Well, the reality of all of these stories, especially when it comes to the Lost Girls of Juarez, is that we can’t really solve the mystery because no one fully knows what’s going on. On our show, most of our storylines are based on real-life events and real-life people, so we’re trying to shine a light on the situation that’s happening the best way that we can.
The Bridge’s co-showrunner, Meredith Stiehm, left to go back to Homeland. How did her absence affect the show in Season 2?
As far as us actors are concerned, now it’s more one voice, and there’s one person you can approach to get answers from. I think the show benefits generally from a clear vision. As with anything, if you have multiple opinions or multiple tastes, the show goes one direction and then is pulled in another, so we benefit. There’s more coherence in what our characters are.
What do you find to be the inherent difficulties in portraying a character with Asperger’s? It must be tough for you, as an actor, to play socially awkward but also maintain the gravity of the performance.

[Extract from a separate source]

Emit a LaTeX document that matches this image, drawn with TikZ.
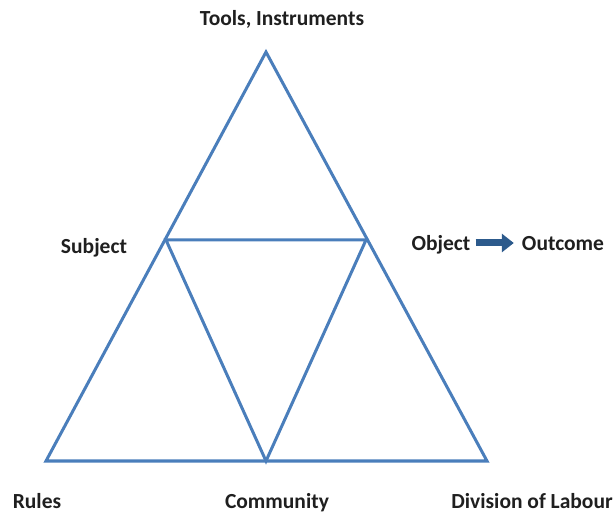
\documentclass[tikz,border=0pt]{standalone}
\usepackage{fontspec}
\setmainfont{Carlito}
\usetikzlibrary{arrows.meta,positioning}
\definecolor{edgeblue}{HTML}{4A7EBB}
\definecolor{flowblue}{HTML}{2C5A8C}
\tikzset{
  every picture/.style = {
    x=1pt, y=-1pt
  },
  edge/.style={
    draw=edgeblue,
    line width=3pt,
    line join=miter
  },
  label/.style={
    font=\fontsize{21.5}{24}\selectfont\bfseries,
    text=black!88,
    text height=14pt,
    text depth=4pt,
    inner sep=1pt
  },
  flow/.style={
    draw=flowblue,
    line width=7pt,
    shorten <=4pt,
    shorten >=7pt,
    -{Triangle[length=12pt,width=18pt]}
  }
}
\begin{document}
\begin{tikzpicture}
        \useasboundingbox (0,0) rectangle (614,513);

        % corners and mid points of the big triangle
        \coordinate (top) at (266,52);
        \coordinate (bl) at (46,461);
        \coordinate (br) at (487,461);
        \coordinate (ml) at (166,240);
        \coordinate (mr) at (366,240);
        \coordinate (mb) at (266,461);

        \draw[edge] (top) -- (br) -- (bl) -- cycle;
        \draw[edge] (ml) -- (mr) -- (mb) -- cycle;

        \node[label] (tools) at (282,21) {Tools, Instruments};
        \node[label] (subject) at (94,249) {Subject};
        \node[label] (object) at (441,246) {Object};
        \node[label] (outcome) at (563,246) {Outcome};
        \node[label] (rules) at (37,503) {Rules};
        \node[label] (community) at (277,503) {Community};
        \node[label] (labour) at (532,503) {Division of Labour};

        \draw[flow] ([yshift=3pt]object.east) -- ([yshift=3pt]outcome.west);
\end{tikzpicture}
\end{document}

It’s a challenge on many levels because nobody gets “cured” per se of Asperger’s, but it’s a condition that can improve because people can learn social cues and get better at what they have difficulties with. It remains a challenge for me, as well as the writers, to give me storylines that show more nuance, and allow me, as a character, to grow. In Season 1, we had Sonya make it clear what her condition is, and now, we don’t have to do that, and everyone’s more comfortable with and knows more about Asperger’s—including myself—so we can allow Sonya to grow, and her arc this season is very exciting.
There’s a funny connection with you and your Bridge co-star Matthew Lillard, since you both starred in Wicker Park together a decade ago.
I know! It’s come full-circle. That was my first movie, so I was totally green, and he was at the height of his Scooby Doo craziness. I didn’t know they were going to cast him until they already did, so we had this crazy moment at the first table read of, “Really? Here we are 10 years later?”